--- START OF SUPPLIED MATERIAL ---

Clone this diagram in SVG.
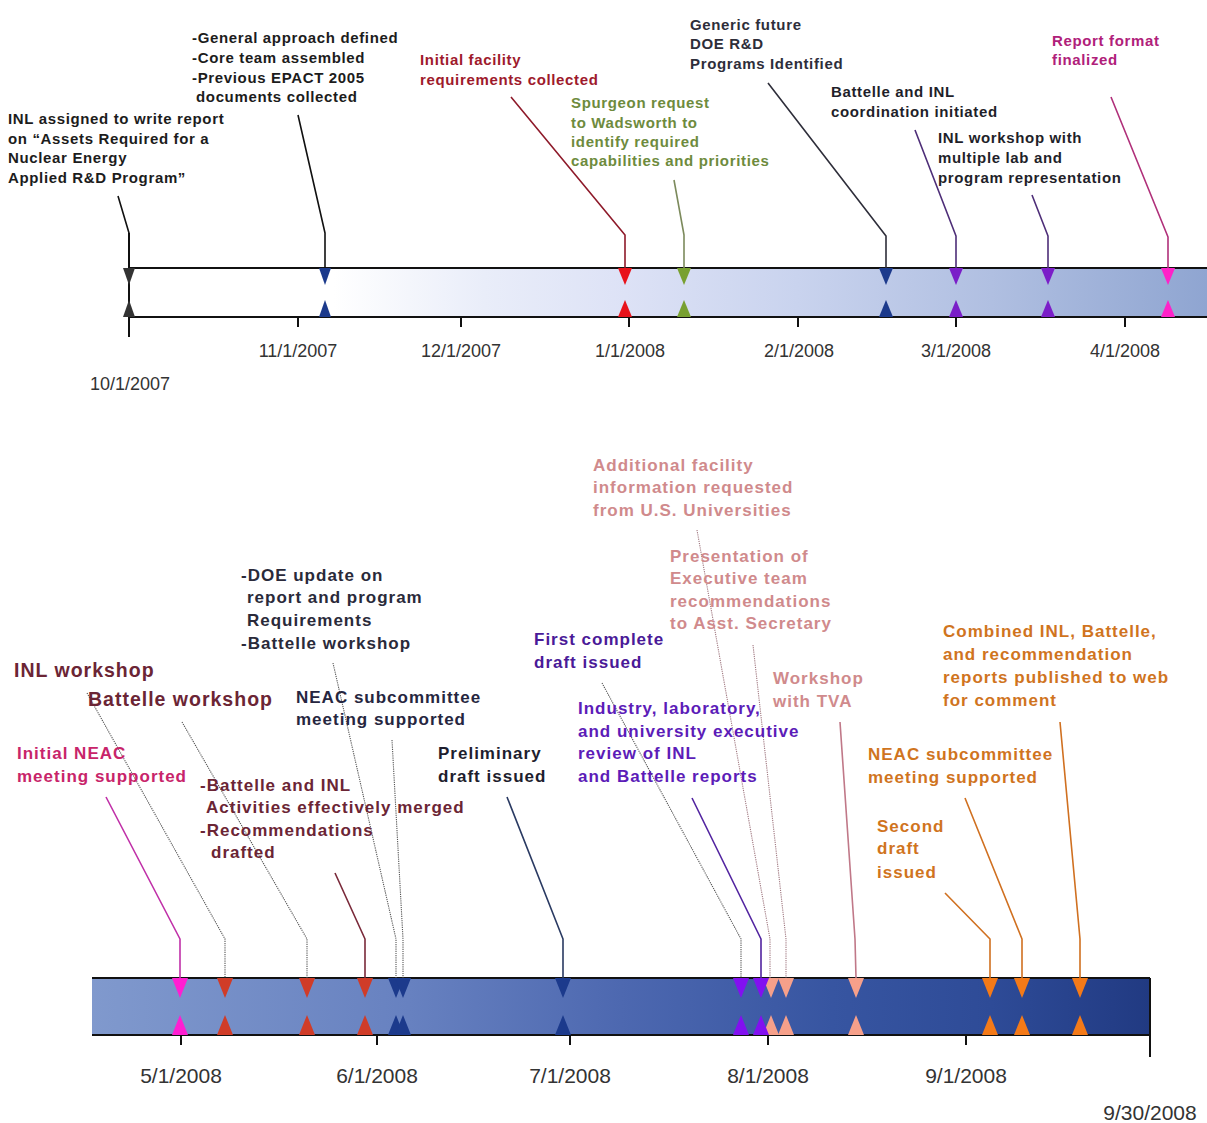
<svg xmlns="http://www.w3.org/2000/svg" width="1207" height="1123" viewBox="0 0 1207 1123">
<defs>
<linearGradient id="gTop" gradientUnits="userSpaceOnUse" x1="129" y1="0" x2="1207" y2="0">
<stop offset="0" stop-color="#ffffff"/>
<stop offset="0.19" stop-color="#ffffff"/>
<stop offset="0.33" stop-color="#e9edf9"/>
<stop offset="0.46" stop-color="#dde2f6"/>
<stop offset="0.62" stop-color="#c9d3ee"/>
<stop offset="0.8" stop-color="#b0bfe1"/>
<stop offset="1" stop-color="#8fa5d1"/>
</linearGradient>
<linearGradient id="gBot" gradientUnits="userSpaceOnUse" x1="92" y1="0" x2="1150" y2="0">
<stop offset="0" stop-color="#8099cd"/>
<stop offset="0.3" stop-color="#6781c0"/>
<stop offset="0.5" stop-color="#4d68b0"/>
<stop offset="0.7" stop-color="#3755a1"/>
<stop offset="0.85" stop-color="#2e4b97"/>
<stop offset="1" stop-color="#213a82"/>
</linearGradient>
</defs>
<style>
text{font-family:"Liberation Sans",Arial,Helvetica,sans-serif}
.t{font-size:15px;font-weight:bold;letter-spacing:0.65px}
.b{font-size:17px;font-weight:bold;letter-spacing:1px}
.bb{font-size:19.5px;font-weight:bold;letter-spacing:1px}
.d1{font-size:18px;fill:#333;text-anchor:middle}
.d2{font-size:21px;fill:#333;text-anchor:middle}
.c{fill:none;stroke-width:1.6;stroke-linejoin:round}
.dot{fill:none;stroke:#555;stroke-width:1.1;stroke-dasharray:1.2 1}
.dotp{fill:none;stroke:#a07880;stroke-width:1.1;stroke-dasharray:1.2 1}
.ax{stroke:#111;stroke-width:2;fill:none}
</style>

<g id="timeline-top">
<rect x="129" y="268" width="1078" height="49" fill="url(#gTop)"/>
<path class="ax" d="M129,268H1207M129,317H1207M129,233V337M298,317V327M461,317V327M629,317V327M798,317V327M956,317V327M1125,317V327"/>
<text class="d1" x="298" y="357">11/1/2007</text>
<text class="d1" x="461" y="357">12/1/2007</text>
<text class="d1" x="630" y="357">1/1/2008</text>
<text class="d1" x="799" y="357">2/1/2008</text>
<text class="d1" x="956" y="357">3/1/2008</text>
<text class="d1" x="1125" y="357">4/1/2008</text>
<text class="d1" x="130" y="390">10/1/2007</text>
</g>

<g id="timeline-bottom">
<rect x="92" y="978" width="1058" height="57" fill="url(#gBot)"/>
<path class="ax" d="M92,978H1150M92,1035H1150M1150,978V1057M181,1035V1045M377,1035V1045M570,1035V1045M768,1035V1045M966,1035V1045"/>
<text class="d2" x="181" y="1083">5/1/2008</text>
<text class="d2" x="377" y="1083">6/1/2008</text>
<text class="d2" x="570" y="1083">7/1/2008</text>
<text class="d2" x="768" y="1083">8/1/2008</text>
<text class="d2" x="966" y="1083">9/1/2008</text>
<text class="d2" x="1150" y="1120">9/30/2008</text>
</g>

<g id="connectors">
<polyline class="c" stroke="#111" points="118,196 129,233 129,268"/>
<polyline class="c" stroke="#111" points="298,115 325,233 325,268"/>
<polyline class="c" stroke="#8e1a2a" points="511,97 625,235 625,268"/>
<polyline class="c" stroke="#7c8a5c" points="674,180 684,235 684,268"/>
<polyline class="c" stroke="#2e2e3a" points="768,83 886,236 886,268"/>
<polyline class="c" stroke="#4e2e78" points="915,130 956,236 956,268"/>
<polyline class="c" stroke="#4e2e78" points="1032,195 1048,236 1048,268"/>
<polyline class="c" stroke="#b0307a" points="1111,97 1168,237 1168,268"/>

<polyline class="c" stroke="#c030a8" stroke-width="2" points="106,797 180,939 180,978"/>
<polyline class="dot" points="87,693 225,939 225,978"/>
<polyline class="dot" points="182,722 307,939 307,978"/>
<polyline class="c" stroke="#7a2a3a" points="335,873 365,939 365,978"/>
<polyline class="dot" points="333,663 396,939 396,978"/>
<polyline class="dot" points="392,740 403,939 403,978"/>
<polyline class="c" stroke="#2a3a62" points="507,797 563,939 563,978"/>
<polyline class="dot" points="602,683 741,939 741,978"/>
<polyline class="c" stroke="#5224a0" points="692,798 761,939 761,978"/>
<polyline class="dotp" points="697,530 770,939 770,978"/>
<polyline class="dotp" points="753,645 786,939 786,978"/>
<polyline class="c" stroke="#c07888" points="840,722 855,939 856,978"/>
<polyline class="c" stroke="#d07020" points="945,893 990,939 990,978"/>
<polyline class="c" stroke="#d07020" points="965,798 1022,939 1022,978"/>
<polyline class="c" stroke="#d07020" points="1060,722 1080,939 1080,978"/>
</g>

<g id="n-inl-assigned">
<text class="t" fill="#1c1c1c"><tspan x="8" y="124">INL assigned to write report</tspan><tspan x="8" y="144">on “Assets Required for a</tspan><tspan x="8" y="163">Nuclear Energy</tspan><tspan x="8" y="183">Applied R&amp;D Program”</tspan></text>
<polygon fill="#333" points="123,268 135,268 129,285"/><polygon fill="#333" points="123,317 135,317 129,300"/>
</g>
<g id="n-general-approach">
<text class="t" fill="#1c1c1c"><tspan x="192" y="43">-General approach defined</tspan><tspan x="192" y="63">-Core team assembled</tspan><tspan x="192" y="83">-Previous EPACT 2005</tspan><tspan x="196" y="102">documents collected</tspan></text>
<polygon fill="#1c3a8c" points="319,268 331,268 325,285"/><polygon fill="#1c3a8c" points="319,317 331,317 325,300"/>
</g>
<g id="n-initial-facility">
<text class="t" fill="#9e1a2c"><tspan x="420" y="65">Initial facility</tspan><tspan x="420" y="85">requirements collected</tspan></text>
<polygon fill="#e8121a" points="618,268 632,268 625,285"/><polygon fill="#e8121a" points="618,317 632,317 625,300"/>
</g>
<g id="n-spurgeon">
<text class="t" fill="#6e8b3d"><tspan x="571" y="108">Spurgeon request</tspan><tspan x="571" y="128">to Wadsworth to</tspan><tspan x="571" y="147">identify required</tspan><tspan x="571" y="166">capabilities and priorities</tspan></text>
<polygon fill="#78a030" points="677,268 691,268 684,285"/><polygon fill="#78a030" points="677,317 691,317 684,300"/>
</g>
<g id="n-generic-future">
<text class="t" fill="#2e2e3a"><tspan x="690" y="30">Generic future</tspan><tspan x="690" y="49">DOE R&amp;D</tspan><tspan x="690" y="69">Programs Identified</tspan></text>
<polygon fill="#1c3a8c" points="879,268 893,268 886,285"/><polygon fill="#1c3a8c" points="879,317 893,317 886,300"/>
</g>
<g id="n-battelle-coord">
<text class="t" fill="#1f1f2a"><tspan x="831" y="97">Battelle and INL</tspan><tspan x="831" y="117">coordination initiated</tspan></text>
<polygon fill="#7a1ec8" points="949,268 963,268 956,285"/><polygon fill="#7a1ec8" points="949,317 963,317 956,300"/>
</g>
<g id="n-inl-workshop-with">
<text class="t" fill="#1f1f2a"><tspan x="938" y="143">INL workshop with</tspan><tspan x="938" y="163">multiple lab and</tspan><tspan x="938" y="183">program representation</tspan></text>
<polygon fill="#7a1ec8" points="1041,268 1055,268 1048,285"/><polygon fill="#7a1ec8" points="1041,317 1055,317 1048,300"/>
</g>
<g id="n-report-format">
<text class="t" fill="#b0207a"><tspan x="1052" y="46">Report format</tspan><tspan x="1052" y="65">finalized</tspan></text>
<polygon fill="#ff22c8" points="1161,268 1175,268 1168,285"/><polygon fill="#ff22c8" points="1161,317 1175,317 1168,300"/>
</g>

<g id="n-initial-neac">
<text class="b" fill="#c8246a"><tspan x="17" y="759">Initial NEAC</tspan><tspan x="17" y="782">meeting supported</tspan></text>
<polygon fill="#ff1ed2" points="172,978 188,978 180,998"/><polygon fill="#ff1ed2" points="172,1035 188,1035 180,1015"/>
</g>
<g id="n-inl-workshop">
<text class="bb" fill="#6b2535" x="14" y="677">INL workshop</text>
<polygon fill="#d03c28" points="217,978 233,978 225,998"/><polygon fill="#d03c28" points="217,1035 233,1035 225,1015"/>
</g>
<g id="n-battelle-workshop">
<text class="bb" fill="#6b2535" x="88" y="706">Battelle workshop</text>
<polygon fill="#d03c28" points="299,978 315,978 307,998"/><polygon fill="#d03c28" points="299,1035 315,1035 307,1015"/>
</g>
<g id="n-merged">
<text class="b" fill="#6b2535"><tspan x="200" y="791">-Battelle and INL</tspan><tspan x="206" y="813">Activities effectively merged</tspan><tspan x="200" y="836">-Recommendations</tspan><tspan x="211" y="858">drafted</tspan></text>
<polygon fill="#d03c28" points="357,978 373,978 365,998"/><polygon fill="#d03c28" points="357,1035 373,1035 365,1015"/>
</g>
<g id="n-doe-update">
<text class="b" fill="#2a2a3a"><tspan x="241" y="581">-DOE update on</tspan><tspan x="247" y="603">report and program</tspan><tspan x="247" y="626">Requirements</tspan><tspan x="241" y="649">-Battelle workshop</tspan></text>
<polygon fill="#1c3a8c" points="388,978 404,978 396,998"/><polygon fill="#1c3a8c" points="388,1035 404,1035 396,1015"/>
</g>
<g id="n-neac-sub-1">
<text class="b" fill="#262640"><tspan x="296" y="703">NEAC subcommittee</tspan><tspan x="296" y="725">meeting supported</tspan></text>
<polygon fill="#1c3a8c" points="395,978 411,978 403,998"/><polygon fill="#1c3a8c" points="395,1035 411,1035 403,1015"/>
</g>
<g id="n-preliminary">
<text class="b" fill="#1e1e2e"><tspan x="438" y="759">Preliminary</tspan><tspan x="438" y="782">draft issued</tspan></text>
<polygon fill="#1c3a8c" points="555,978 571,978 563,998"/><polygon fill="#1c3a8c" points="555,1035 571,1035 563,1015"/>
</g>
<g id="n-additional-facility">
<text class="b" fill="#d08a8c"><tspan x="593" y="471">Additional facility</tspan><tspan x="593" y="493">information requested</tspan><tspan x="593" y="516">from U.S. Universities</tspan></text>
<polygon fill="#f6a08a" points="763,978 779,978 771,998"/><polygon fill="#f6a08a" points="763,1035 779,1035 771,1015"/>
</g>
<g id="n-first-complete">
<text class="b" fill="#4a1a98"><tspan x="534" y="645">First complete</tspan><tspan x="534" y="668">draft issued</tspan></text>
<polygon fill="#8210f0" points="733,978 749,978 741,998"/><polygon fill="#8210f0" points="733,1035 749,1035 741,1015"/>
</g>
<g id="n-industry-review">
<text class="b" fill="#5c1cb8"><tspan x="578" y="714">Industry, laboratory,</tspan><tspan x="578" y="737">and university executive</tspan><tspan x="578" y="759">review of INL</tspan><tspan x="578" y="782">and Battelle reports</tspan></text>
<polygon fill="#8210f0" points="753,978 769,978 761,998"/><polygon fill="#8210f0" points="753,1035 769,1035 761,1015"/>
</g>
<g id="n-presentation">
<text class="b" fill="#d08a8c"><tspan x="670" y="562">Presentation of</tspan><tspan x="670" y="584">Executive team</tspan><tspan x="670" y="607">recommendations</tspan><tspan x="670" y="629">to Asst. Secretary</tspan></text>
<polygon fill="#f6a08a" points="778,978 794,978 786,998"/><polygon fill="#f6a08a" points="778,1035 794,1035 786,1015"/>
</g>
<g id="n-tva">
<text class="b" fill="#d08a8c"><tspan x="773" y="684">Workshop</tspan><tspan x="773" y="707">with TVA</tspan></text>
<polygon fill="#f6a08a" points="848,978 864,978 856,998"/><polygon fill="#f6a08a" points="848,1035 864,1035 856,1015"/>
</g>
<g id="n-second-draft">
<text class="b" fill="#d0741e"><tspan x="877" y="832">Second</tspan><tspan x="877" y="854">draft</tspan><tspan x="877" y="878">issued</tspan></text>
<polygon fill="#f47a18" points="982,978 998,978 990,998"/><polygon fill="#f47a18" points="982,1035 998,1035 990,1015"/>
</g>
<g id="n-neac-sub-2">
<text class="b" fill="#d0741e"><tspan x="868" y="760">NEAC subcommittee</tspan><tspan x="868" y="783">meeting supported</tspan></text>
<polygon fill="#f47a18" points="1014,978 1030,978 1022,998"/><polygon fill="#f47a18" points="1014,1035 1030,1035 1022,1015"/>
</g>
<g id="n-combined">
<text class="b" fill="#d0741e"><tspan x="943" y="637">Combined INL, Battelle,</tspan><tspan x="943" y="660">and recommendation</tspan><tspan x="943" y="683">reports published to web</tspan><tspan x="943" y="706">for comment</tspan></text>
<polygon fill="#f47a18" points="1072,978 1088,978 1080,998"/><polygon fill="#f47a18" points="1072,1035 1088,1035 1080,1015"/>
</g>
</svg>
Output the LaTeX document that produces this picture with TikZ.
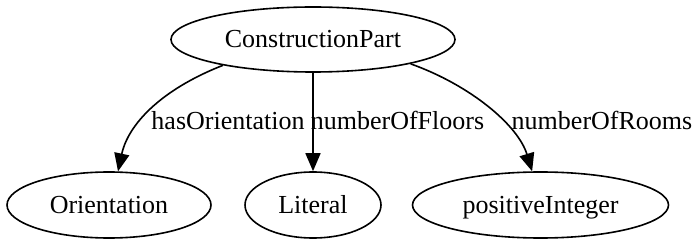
\documentclass[tikz,border=0pt]{standalone}
\usepackage{fontspec}
\setmainfont{Liberation Serif}
\usetikzlibrary{shapes.geometric,arrows.meta}
\begin{document}
\begin{tikzpicture}[x=1pt,y=1pt,
  every node/.style={font=\fontsize{26}{30}\selectfont},
  cls/.style={ellipse,draw,line width=1.6pt,inner sep=0pt,text height=22pt,text depth=6pt},
  rel/.style={line width=1.6pt,-{Triangle[length=18pt,width=15pt]}},
  lbl/.style={anchor=base,inner sep=0pt}]
\useasboundingbox (0,0) rectangle (700,246);
\node[cls,minimum width=284pt,minimum height=65pt] (cp) at (313,206.5) {ConstructionPart};
\node[cls,minimum width=204pt,minimum height=66pt] (or) at (109,41) {Orientation};
\node[cls,minimum width=136pt,minimum height=66pt] (lit) at (313,41) {Literal};
\node[cls,minimum width=256pt,minimum height=66pt] (pi) at (540.5,41) {positiveInteger};
\draw[rel] (cp.196) .. controls (160,156) and (128,121) .. (or.75);
\draw[rel] (cp) -- (lit);
\draw[rel] (cp.346) .. controls (470,161) and (518,121) .. (pi.104);
\node[lbl] (l1) at (228,116) {hasOrientation};
\node[lbl] (l2) at (397.5,116) {numberOfFloors};
\node[lbl] (l3) at (602,116) {numberOfRooms};
\end{tikzpicture}
\end{document}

--- END OF SUPPLIED MATERIAL ---

**SHORT TASK**
Look through the entries above. Extract each line with the word "this".

**CORRECT OUTPUT**
Clone this diagram in SVG.
Output the LaTeX document that produces this picture with TikZ.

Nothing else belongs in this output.